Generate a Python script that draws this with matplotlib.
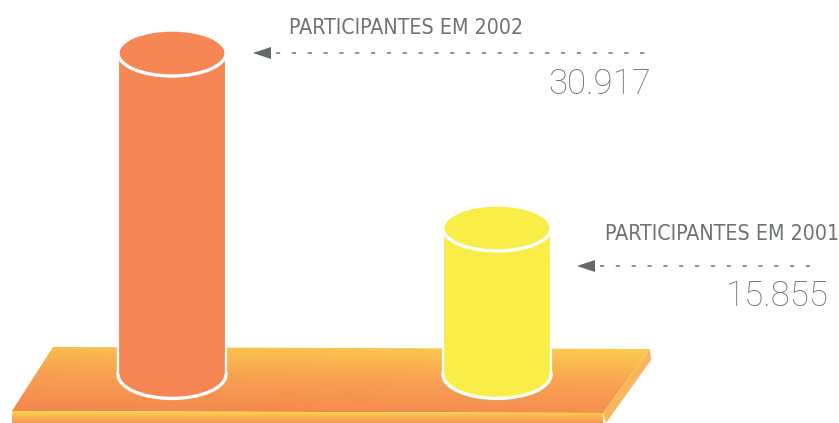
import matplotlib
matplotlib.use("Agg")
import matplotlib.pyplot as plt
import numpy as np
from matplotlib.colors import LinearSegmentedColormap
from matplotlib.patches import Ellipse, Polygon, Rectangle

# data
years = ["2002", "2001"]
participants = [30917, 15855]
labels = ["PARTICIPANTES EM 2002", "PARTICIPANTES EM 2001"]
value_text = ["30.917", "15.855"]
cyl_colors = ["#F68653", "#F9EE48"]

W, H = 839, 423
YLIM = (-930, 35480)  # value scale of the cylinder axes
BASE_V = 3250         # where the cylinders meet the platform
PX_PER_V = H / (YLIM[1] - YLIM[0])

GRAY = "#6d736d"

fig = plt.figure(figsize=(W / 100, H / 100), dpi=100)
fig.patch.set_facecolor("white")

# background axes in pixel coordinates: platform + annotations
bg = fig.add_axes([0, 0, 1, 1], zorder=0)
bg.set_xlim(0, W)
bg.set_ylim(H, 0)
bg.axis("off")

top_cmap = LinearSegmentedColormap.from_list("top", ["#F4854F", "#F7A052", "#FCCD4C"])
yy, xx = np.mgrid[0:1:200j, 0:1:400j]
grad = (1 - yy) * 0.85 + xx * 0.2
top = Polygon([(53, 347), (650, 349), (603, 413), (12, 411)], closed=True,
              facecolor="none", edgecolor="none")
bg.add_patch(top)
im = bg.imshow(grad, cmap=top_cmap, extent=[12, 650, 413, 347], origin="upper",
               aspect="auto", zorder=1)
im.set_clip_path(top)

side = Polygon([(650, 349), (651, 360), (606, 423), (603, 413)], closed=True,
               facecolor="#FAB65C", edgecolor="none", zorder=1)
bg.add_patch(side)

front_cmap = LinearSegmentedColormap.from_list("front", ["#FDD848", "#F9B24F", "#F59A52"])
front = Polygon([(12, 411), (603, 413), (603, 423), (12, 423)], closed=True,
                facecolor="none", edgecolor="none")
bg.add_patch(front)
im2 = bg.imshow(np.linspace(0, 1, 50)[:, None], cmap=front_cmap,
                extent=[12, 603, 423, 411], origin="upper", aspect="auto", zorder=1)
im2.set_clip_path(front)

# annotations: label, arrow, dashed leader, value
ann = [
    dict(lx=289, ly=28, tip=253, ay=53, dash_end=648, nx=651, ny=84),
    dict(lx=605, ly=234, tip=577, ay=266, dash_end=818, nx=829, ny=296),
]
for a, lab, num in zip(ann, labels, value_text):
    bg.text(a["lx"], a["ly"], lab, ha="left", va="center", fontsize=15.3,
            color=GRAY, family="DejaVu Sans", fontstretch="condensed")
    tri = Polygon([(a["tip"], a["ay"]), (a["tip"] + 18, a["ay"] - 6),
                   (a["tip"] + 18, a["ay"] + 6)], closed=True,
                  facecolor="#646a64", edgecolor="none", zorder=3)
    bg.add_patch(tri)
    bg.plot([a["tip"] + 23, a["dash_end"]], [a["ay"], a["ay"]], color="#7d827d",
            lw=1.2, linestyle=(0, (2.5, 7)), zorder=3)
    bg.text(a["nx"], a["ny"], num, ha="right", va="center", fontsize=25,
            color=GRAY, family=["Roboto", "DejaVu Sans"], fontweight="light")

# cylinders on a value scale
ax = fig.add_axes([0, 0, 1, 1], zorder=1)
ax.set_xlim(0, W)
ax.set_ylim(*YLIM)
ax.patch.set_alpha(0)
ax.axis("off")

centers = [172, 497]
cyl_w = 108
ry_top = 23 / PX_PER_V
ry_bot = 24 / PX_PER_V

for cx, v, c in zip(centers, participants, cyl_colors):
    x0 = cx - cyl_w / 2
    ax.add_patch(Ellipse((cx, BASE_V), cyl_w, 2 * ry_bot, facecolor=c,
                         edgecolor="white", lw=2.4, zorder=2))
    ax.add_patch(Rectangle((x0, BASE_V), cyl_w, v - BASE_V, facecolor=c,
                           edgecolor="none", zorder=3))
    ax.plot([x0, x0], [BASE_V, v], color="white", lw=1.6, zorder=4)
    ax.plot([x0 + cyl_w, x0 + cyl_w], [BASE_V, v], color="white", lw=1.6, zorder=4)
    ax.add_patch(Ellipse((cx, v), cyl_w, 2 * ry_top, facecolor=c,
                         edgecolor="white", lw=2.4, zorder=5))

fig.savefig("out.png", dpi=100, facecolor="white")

WHAT YOU ARE ASKED TO DO. Without the pictures, please reproduce each line of the listing above exactly, from the first one through the line bearing "from matplotlib.patches import".

WRITTEN ANSWER.
Generate a Python script that draws this with matplotlib.
import matplotlib
matplotlib.use("Agg")
import matplotlib.pyplot as plt
import numpy as np
from matplotlib.colors import LinearSegmentedColormap
from matplotlib.patches import Ellipse, Polygon, Rectangle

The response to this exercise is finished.